The theory is wrong, frogs will not stay in water to be slowly boiled to death.
Nonetheless, the boil them slowly idea lingers on in many forms. For example, Rep. Kevin Brady Floats 5-Year Phase-In of Border Adjustment Tax.
The top House Republican tax legislator floated a five-year phase-in to his controversial “border adjustment” idea on Tuesday in a bid to blunt mounting opposition to the concept.
The phase-in offered by Rep. Kevin Brady (R., Texas) is a response to critics who worry about the disruption that border adjustment could cause for companies, supply chains and consumers. It is a sign that Mr. Brady continues to press ahead with border adjustment and refine details of that plan rather than drop the proposal as some Republicans are urging.
“This reflects really the input we’ve gotten, the feedback we’ve gotten,” Mr. Brady, the chairman of the House Ways and Means Committee, said at the annual meeting of The Wall Street Journal’s CFO Network. “A very gradual five-year phase in really resolves the major challenges.”
Mr. Brady also said his plan would include targeted rules for the financial services, insurance, communications and digital-services industries.
“It’s hard to determine where…the border begins in the cloud,” he said.
Boiling Frog Theory Meets Border Adjustment Tax
Brady proposes taking the BAT and boiling it slowly over five years. Supposedly, this will give the frogs enough time to see they aren’t being boiled.
The frogs of the world (importers like WalMart, Macy’s, Best Buy, and retailers in general) are just as opposed to being slowly boiled to death as they are to an immediate immersion.
The vultures (the exporters and multinational corporations) are in favor of hot water. It’s not that they want to dine on frogs specifically, rather, they simply do not give a damn about dead frogs if there is a benefit to them, consequences to the consumer be damned.
What Brady, House Speaker Paul Ryan, and President Trump seek to fix is the US trade deficit with the rest of the world.
However, the idea that raising taxes on importers for the explicit benefit of exporter will raise $1 trillion dollars is lunacy. It will do no such thing.
- For starters, the idea is against WTO agreements. Trump may not care, but it is crazy to believe other nations will not retaliate.
- Second, raising the price of imports will make already troubled retailers worse off. Store expansion will slow, if not reverse. Property values at malls will plunge.
- Third, consumers get ripped off.
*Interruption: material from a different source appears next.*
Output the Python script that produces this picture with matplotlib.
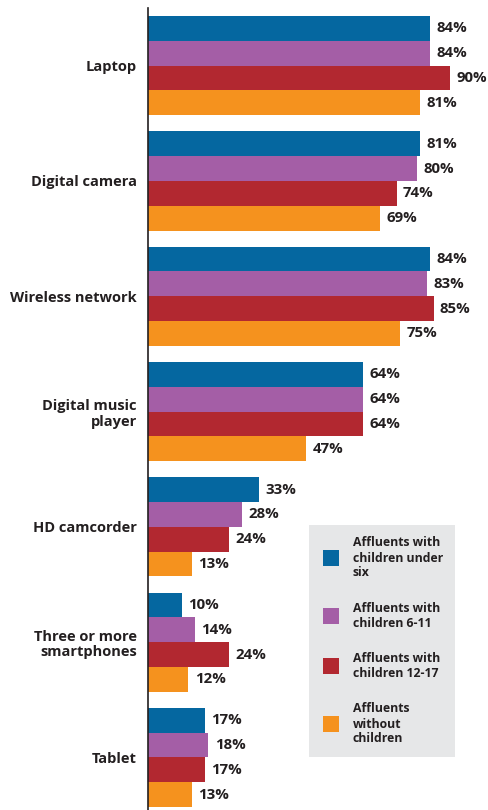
import matplotlib.pyplot as plt
from matplotlib.patches import Rectangle

plt.rcParams['font.family'] = ['Open Sans', 'DejaVu Sans']

# Datos
categorias = ["Laptop", "Digital camera", "Wireless network", "Digital music\nplayer",
              "HD camcorder", "Three or more\nsmartphones", "Tablet"]
series = ["Affluents with\nchildren under\nsix", "Affluents with\nchildren 6-11",
          "Affluents with\nchildren 12-17", "Affluents\nwithout\nchildren"]
menores_6 = [84, 81, 84, 64, 33, 10, 17]
de_6_11 = [84, 80, 83, 64, 28, 14, 18]
de_12_17 = [90, 74, 85, 64, 24, 24, 17]
sin_hijos = [81, 69, 75, 47, 13, 12, 13]

valores = [menores_6, de_6_11, de_12_17, sin_hijos]
colores = ["#0567a0", "#a45ea6", "#b22830", "#f5921e"]
texto = "#231f20"

W, H = 489, 810
fig = plt.figure(figsize=(W / 100, H / 100), dpi=100)
ax = fig.add_axes([148 / W, 0, 1 - 148 / W, 802 / H])

alto = 0.215
for j, (vals, color) in enumerate(zip(valores, colores)):
    for i, v in enumerate(vals):
        y = i - 1.5 * alto + j * alto
        ax.barh(y, v, height=alto, color=color, edgecolor='none')
        ax.text(v + 1.9, y, f"{v}%", va='center', ha='left', fontsize=10.8,
                fontweight='bold', color=texto)

ax.set_xlim(0, 101.5)
ax.set_ylim(6.456, -0.5)
ax.set_yticks(range(len(categorias)))
ax.set_yticklabels(categorias, fontsize=10.5, fontweight='bold', color=texto,
                   linespacing=1.15)
ax.tick_params(axis='y', length=0, pad=8)
ax.set_xticks([])
for lado in ['top', 'right', 'bottom']:
    ax.spines[lado].set_visible(False)
ax.spines['left'].set_color(texto)
ax.spines['left'].set_linewidth(1.2)

# Leyenda dibujada a mano (caja gris a la derecha, abajo)
def px(x, y):
    return x / W, 1 - y / H

x0, y0 = px(309, 757)
fig.add_artist(Rectangle((x0, y0), 146 / W, 232 / H, transform=fig.transFigure,
                         facecolor='#e6e7e8', edgecolor='none'))
centros = [558, 616, 666, 724]
for c, lab, yc in zip(colores, series, centros):
    sx, sy = px(323, yc + 8)
    fig.add_artist(Rectangle((sx, sy), 16 / W, 16 / H, transform=fig.transFigure,
                             facecolor=c, edgecolor='none'))
    tx, ty = px(353, yc)
    fig.text(tx, ty, lab, ha='left', va='center', fontsize=8.8, fontweight='bold',
             color=texto, linespacing=1.2)

fig.savefig("out.png", dpi=100)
Forcing higher prices on consumers for the select benefit of Google, Oracle, Eli Lilly, etc, is just plain stupid.
- Fourth, Brady, by his own admission, has no idea what to do about financial services, insurance, communications and digital-services industries. As Brady accurately stated “It’s hard to determine where…the border begins in the cloud.” Why should we even try?
- Artificial distortions, no matter how slowly boiled, will not raise tax revenue, nor will piles of regulation fix trade imbalances.
Origin of the Trade Deficit Problem
The seeds of trade imbalances were sewn on August 15, 1971 when Nixon closed the gold window, eliminating the ability of foreign nations to demand gold for dollars at a fixed exchange rate.
Total Credit Market Debt Owed
Following Nixon’s closing the gold window, credit soared out of sight to the benefit of the banks, CEOs, the already wealthy, and the politically connected.
“Our Currency but Your Problem”
At that time, Nixon’s Treasury Secretary John Connally famously told a group of European finance ministers worried about the export of American inflation that the “dollaris our currency, but your problem.”
Balance of trade issues, soaring debt, declining real wages, and the demise of the US middle class are now our problem.
- Trump blames Mexico and China.
- Larry Summers blames “Secular Stagnation”.
- Ben Bernanke blames a “Savings Glut”.
Scapegoating Mexico and China helped get Trump elected. Scapegoating also allows the Fed, central banks, and governments to blame anything and everything but lack of a gold standard.
Fixing the Problem
Trade deficit issues cannot be fixed by BATs, by vultures, by interest rates, or by tariffs.
The way to fix the problem is to get rid of the Fed, have a free market in money (the market would select gold), and have free markets in general.
For discussion, please see Hugo Salinas Price and Michael Pettis on the Trade Imbalance Dilemma; Gold’s Honest Discipline Revisited
Savings Glut Stagnation Nonsense
The Fed, ECB, Larry Summers, Paul Krugman, Donald Trump, and economists in general, cannot figure out the problem.
Bernanke, proposes a “savings glut”, and Larry Summers proposes “secular stagnation”.
My challenge to the Secular Stagnation Theory of Summers has gone unanswered.